→ **Task to carry out**: Retype nothing but the lines from the start of the material up to and including the line with "18.34, 18.47, 18.09]". Pictures don't belong in the copy.

:: Source data ::

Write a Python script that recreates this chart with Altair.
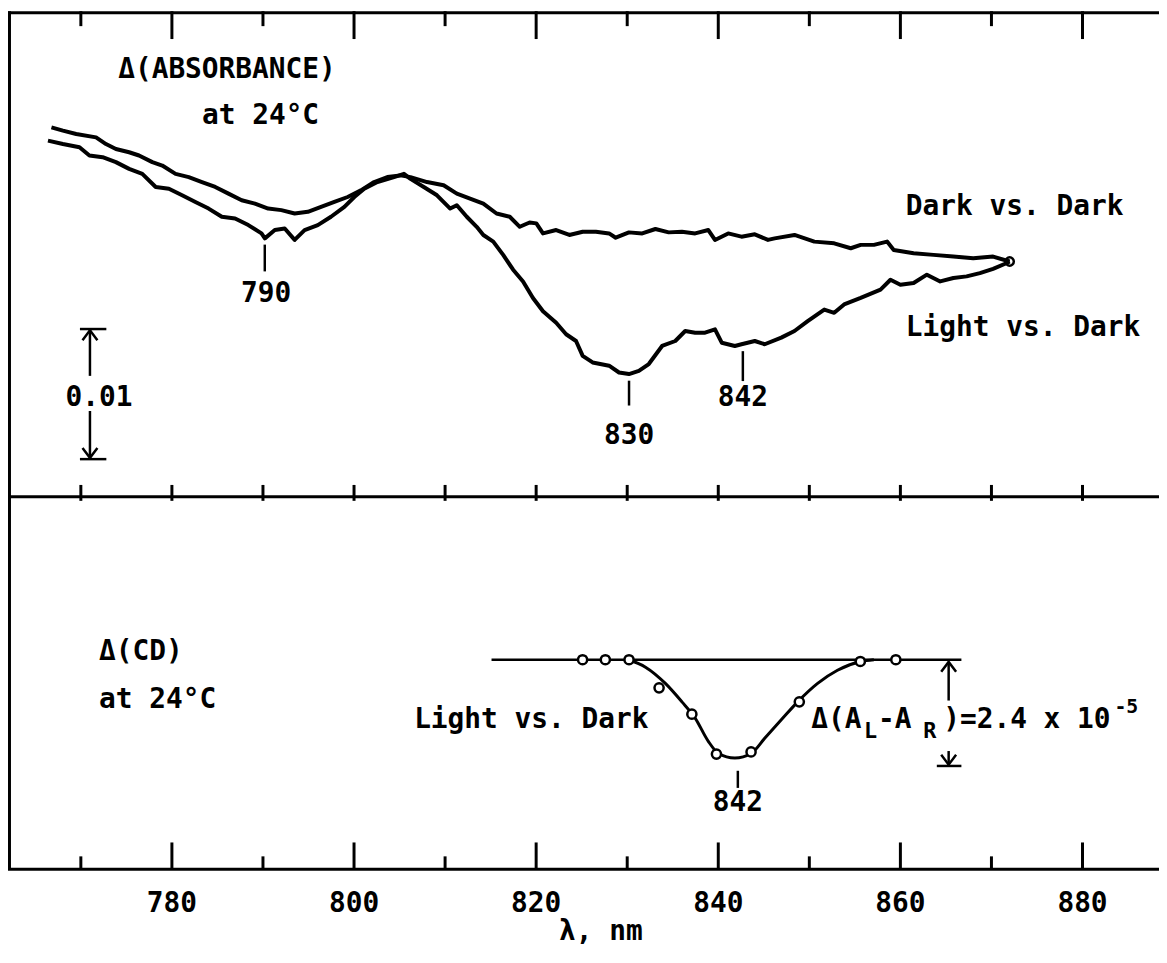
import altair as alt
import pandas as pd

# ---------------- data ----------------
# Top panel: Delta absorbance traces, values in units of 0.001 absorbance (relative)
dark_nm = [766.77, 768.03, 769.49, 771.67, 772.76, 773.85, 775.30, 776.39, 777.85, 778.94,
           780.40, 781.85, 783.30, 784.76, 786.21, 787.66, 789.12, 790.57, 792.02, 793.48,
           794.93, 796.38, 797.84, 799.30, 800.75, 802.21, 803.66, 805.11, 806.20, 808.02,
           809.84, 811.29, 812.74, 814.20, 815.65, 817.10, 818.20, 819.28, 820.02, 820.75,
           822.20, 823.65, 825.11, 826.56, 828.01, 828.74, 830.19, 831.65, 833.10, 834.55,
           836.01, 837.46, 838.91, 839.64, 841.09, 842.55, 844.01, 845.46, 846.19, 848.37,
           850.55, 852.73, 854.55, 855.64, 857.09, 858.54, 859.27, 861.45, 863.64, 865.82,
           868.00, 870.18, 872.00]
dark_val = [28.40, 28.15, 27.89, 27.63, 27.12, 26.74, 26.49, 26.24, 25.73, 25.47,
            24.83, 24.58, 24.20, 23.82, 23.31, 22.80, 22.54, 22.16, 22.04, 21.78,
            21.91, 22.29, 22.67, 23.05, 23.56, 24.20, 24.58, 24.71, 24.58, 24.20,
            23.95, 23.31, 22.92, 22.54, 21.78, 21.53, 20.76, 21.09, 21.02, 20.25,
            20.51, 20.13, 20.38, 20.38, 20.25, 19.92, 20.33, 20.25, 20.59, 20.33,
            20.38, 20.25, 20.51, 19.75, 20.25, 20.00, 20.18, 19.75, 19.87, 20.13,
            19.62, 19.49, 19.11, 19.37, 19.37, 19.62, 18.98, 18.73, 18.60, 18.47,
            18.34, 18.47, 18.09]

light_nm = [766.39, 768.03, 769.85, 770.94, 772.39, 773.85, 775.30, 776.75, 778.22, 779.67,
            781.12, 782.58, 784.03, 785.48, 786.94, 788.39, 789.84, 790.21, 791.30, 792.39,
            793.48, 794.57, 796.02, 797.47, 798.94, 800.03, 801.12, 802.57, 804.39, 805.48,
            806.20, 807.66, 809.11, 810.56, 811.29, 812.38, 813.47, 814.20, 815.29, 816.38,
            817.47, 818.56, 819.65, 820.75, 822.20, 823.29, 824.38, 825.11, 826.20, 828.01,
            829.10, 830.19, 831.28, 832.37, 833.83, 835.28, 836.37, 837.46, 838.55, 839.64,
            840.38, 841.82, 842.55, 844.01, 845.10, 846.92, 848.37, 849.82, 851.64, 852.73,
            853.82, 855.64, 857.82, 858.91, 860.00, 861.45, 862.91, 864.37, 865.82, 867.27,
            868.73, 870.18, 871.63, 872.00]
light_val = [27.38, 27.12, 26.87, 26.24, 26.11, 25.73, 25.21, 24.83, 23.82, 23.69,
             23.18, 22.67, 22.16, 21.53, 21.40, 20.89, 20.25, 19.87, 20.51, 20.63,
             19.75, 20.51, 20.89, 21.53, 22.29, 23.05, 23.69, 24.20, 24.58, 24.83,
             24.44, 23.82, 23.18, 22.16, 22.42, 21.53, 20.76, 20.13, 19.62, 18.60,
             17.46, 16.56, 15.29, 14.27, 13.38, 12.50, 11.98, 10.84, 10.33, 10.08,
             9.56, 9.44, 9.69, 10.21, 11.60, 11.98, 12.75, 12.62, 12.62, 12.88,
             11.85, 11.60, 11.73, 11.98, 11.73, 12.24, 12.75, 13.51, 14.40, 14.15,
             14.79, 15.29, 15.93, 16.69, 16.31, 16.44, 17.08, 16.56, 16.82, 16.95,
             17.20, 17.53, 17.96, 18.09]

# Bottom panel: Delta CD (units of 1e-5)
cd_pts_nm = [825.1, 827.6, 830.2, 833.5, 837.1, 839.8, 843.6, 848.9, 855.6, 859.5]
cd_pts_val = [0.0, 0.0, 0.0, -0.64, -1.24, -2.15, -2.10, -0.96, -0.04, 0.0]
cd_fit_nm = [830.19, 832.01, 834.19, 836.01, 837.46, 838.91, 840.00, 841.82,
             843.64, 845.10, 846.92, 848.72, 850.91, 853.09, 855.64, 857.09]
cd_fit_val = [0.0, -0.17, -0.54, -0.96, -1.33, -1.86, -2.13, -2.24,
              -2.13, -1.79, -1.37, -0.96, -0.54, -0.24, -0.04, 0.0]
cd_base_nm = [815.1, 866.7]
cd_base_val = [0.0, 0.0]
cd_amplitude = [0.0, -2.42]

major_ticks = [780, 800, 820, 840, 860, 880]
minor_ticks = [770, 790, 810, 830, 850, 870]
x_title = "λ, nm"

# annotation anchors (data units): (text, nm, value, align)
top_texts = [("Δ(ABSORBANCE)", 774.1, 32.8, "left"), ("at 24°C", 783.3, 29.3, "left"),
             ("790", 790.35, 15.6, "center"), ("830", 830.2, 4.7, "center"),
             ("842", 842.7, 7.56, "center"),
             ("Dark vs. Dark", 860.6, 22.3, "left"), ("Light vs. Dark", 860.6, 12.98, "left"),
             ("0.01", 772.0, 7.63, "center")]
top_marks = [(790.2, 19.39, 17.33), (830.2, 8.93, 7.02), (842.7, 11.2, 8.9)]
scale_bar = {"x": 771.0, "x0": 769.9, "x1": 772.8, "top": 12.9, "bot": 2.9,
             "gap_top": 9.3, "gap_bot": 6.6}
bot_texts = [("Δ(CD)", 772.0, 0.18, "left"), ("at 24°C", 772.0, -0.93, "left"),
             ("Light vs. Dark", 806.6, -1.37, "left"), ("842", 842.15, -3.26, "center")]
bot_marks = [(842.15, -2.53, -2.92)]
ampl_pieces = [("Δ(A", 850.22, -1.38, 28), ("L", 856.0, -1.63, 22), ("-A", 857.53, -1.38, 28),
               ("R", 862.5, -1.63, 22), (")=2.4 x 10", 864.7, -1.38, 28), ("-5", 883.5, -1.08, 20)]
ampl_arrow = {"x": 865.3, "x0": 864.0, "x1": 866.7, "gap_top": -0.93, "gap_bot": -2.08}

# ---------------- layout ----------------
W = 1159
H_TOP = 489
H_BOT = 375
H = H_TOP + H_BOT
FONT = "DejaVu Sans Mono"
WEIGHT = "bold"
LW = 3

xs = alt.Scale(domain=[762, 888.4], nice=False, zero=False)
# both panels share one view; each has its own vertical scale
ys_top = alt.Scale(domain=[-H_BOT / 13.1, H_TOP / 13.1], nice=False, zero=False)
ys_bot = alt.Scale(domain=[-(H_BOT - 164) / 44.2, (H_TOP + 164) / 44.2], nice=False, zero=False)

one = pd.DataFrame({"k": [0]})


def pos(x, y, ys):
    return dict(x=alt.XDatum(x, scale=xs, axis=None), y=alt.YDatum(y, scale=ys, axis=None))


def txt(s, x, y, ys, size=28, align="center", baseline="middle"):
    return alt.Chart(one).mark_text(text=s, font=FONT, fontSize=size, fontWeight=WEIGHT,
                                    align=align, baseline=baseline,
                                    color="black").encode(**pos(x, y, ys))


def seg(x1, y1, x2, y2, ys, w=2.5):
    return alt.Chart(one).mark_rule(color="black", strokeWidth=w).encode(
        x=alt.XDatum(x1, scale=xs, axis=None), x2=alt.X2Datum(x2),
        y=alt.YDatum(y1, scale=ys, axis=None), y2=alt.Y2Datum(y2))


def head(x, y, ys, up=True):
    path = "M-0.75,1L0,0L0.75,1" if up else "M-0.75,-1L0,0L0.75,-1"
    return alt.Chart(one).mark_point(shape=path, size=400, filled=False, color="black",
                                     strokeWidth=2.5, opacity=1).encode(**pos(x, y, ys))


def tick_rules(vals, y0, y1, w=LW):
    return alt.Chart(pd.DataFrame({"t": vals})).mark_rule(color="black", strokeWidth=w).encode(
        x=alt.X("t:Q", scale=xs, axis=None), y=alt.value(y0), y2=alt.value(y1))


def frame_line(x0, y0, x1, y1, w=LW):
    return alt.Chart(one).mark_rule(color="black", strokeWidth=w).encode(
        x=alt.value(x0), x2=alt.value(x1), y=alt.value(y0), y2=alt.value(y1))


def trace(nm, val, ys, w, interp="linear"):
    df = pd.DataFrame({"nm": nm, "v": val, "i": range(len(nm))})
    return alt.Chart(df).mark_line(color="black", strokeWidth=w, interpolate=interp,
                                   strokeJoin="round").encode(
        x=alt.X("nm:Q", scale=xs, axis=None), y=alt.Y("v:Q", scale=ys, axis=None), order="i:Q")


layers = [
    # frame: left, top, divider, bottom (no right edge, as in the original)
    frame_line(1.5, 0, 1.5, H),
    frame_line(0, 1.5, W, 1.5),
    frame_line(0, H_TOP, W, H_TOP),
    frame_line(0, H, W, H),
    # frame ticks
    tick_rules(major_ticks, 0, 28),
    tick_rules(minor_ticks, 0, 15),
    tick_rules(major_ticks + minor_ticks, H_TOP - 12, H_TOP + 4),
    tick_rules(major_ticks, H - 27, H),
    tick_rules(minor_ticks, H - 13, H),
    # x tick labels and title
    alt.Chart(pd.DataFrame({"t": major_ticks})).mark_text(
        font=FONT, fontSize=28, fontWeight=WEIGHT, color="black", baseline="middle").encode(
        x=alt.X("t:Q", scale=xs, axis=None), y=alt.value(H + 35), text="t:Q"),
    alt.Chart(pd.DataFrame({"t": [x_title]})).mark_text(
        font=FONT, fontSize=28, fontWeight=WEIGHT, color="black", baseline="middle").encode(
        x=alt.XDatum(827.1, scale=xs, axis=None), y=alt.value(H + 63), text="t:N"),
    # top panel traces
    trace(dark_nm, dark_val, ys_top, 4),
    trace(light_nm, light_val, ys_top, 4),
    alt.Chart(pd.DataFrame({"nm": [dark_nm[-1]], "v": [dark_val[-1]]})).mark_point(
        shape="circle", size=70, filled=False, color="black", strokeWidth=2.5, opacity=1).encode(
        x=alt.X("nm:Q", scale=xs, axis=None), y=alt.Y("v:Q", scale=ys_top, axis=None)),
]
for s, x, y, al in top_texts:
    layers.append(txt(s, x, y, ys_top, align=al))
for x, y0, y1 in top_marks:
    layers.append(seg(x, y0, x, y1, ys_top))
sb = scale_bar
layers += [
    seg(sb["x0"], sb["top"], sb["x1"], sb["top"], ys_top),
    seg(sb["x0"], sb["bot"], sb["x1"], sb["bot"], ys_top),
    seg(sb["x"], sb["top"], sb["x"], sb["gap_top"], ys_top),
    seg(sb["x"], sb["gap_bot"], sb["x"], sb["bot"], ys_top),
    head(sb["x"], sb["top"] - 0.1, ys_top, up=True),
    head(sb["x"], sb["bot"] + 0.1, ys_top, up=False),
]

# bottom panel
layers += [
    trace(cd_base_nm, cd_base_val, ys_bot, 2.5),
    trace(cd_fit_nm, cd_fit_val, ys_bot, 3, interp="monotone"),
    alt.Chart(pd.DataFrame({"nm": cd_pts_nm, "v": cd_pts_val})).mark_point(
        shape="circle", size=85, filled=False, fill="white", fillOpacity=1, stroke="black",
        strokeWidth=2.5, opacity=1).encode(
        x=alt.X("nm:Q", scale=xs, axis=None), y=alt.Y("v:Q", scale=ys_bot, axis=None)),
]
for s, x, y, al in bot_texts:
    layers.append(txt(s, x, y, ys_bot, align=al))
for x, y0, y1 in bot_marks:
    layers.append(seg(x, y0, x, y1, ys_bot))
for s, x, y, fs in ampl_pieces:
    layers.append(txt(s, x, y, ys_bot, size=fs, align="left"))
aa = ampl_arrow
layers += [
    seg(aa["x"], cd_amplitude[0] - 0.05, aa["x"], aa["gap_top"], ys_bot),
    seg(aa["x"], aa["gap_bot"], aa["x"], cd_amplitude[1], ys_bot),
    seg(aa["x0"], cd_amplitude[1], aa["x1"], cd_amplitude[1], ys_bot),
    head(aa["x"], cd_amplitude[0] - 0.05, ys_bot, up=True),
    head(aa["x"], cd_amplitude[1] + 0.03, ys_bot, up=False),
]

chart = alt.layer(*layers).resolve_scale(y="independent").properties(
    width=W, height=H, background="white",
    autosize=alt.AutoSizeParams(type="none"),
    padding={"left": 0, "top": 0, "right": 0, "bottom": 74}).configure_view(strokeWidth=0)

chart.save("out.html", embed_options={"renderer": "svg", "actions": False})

:::

→ **Solved exercise**:
Write a Python script that recreates this chart with Altair.
import altair as alt
import pandas as pd

# ---------------- data ----------------
# Top panel: Delta absorbance traces, values in units of 0.001 absorbance (relative)
dark_nm = [766.77, 768.03, 769.49, 771.67, 772.76, 773.85, 775.30, 776.39, 777.85, 778.94,
           780.40, 781.85, 783.30, 784.76, 786.21, 787.66, 789.12, 790.57, 792.02, 793.48,
           794.93, 796.38, 797.84, 799.30, 800.75, 802.21, 803.66, 805.11, 806.20, 808.02,
           809.84, 811.29, 812.74, 814.20, 815.65, 817.10, 818.20, 819.28, 820.02, 820.75,
           822.20, 823.65, 825.11, 826.56, 828.01, 828.74, 830.19, 831.65, 833.10, 834.55,
           836.01, 837.46, 838.91, 839.64, 841.09, 842.55, 844.01, 845.46, 846.19, 848.37,
           850.55, 852.73, 854.55, 855.64, 857.09, 858.54, 859.27, 861.45, 863.64, 865.82,
           868.00, 870.18, 872.00]
dark_val = [28.40, 28.15, 27.89, 27.63, 27.12, 26.74, 26.49, 26.24, 25.73, 25.47,
            24.83, 24.58, 24.20, 23.82, 23.31, 22.80, 22.54, 22.16, 22.04, 21.78,
            21.91, 22.29, 22.67, 23.05, 23.56, 24.20, 24.58, 24.71, 24.58, 24.20,
            23.95, 23.31, 22.92, 22.54, 21.78, 21.53, 20.76, 21.09, 21.02, 20.25,
            20.51, 20.13, 20.38, 20.38, 20.25, 19.92, 20.33, 20.25, 20.59, 20.33,
            20.38, 20.25, 20.51, 19.75, 20.25, 20.00, 20.18, 19.75, 19.87, 20.13,
            19.62, 19.49, 19.11, 19.37, 19.37, 19.62, 18.98, 18.73, 18.60, 18.47,
            18.34, 18.47, 18.09]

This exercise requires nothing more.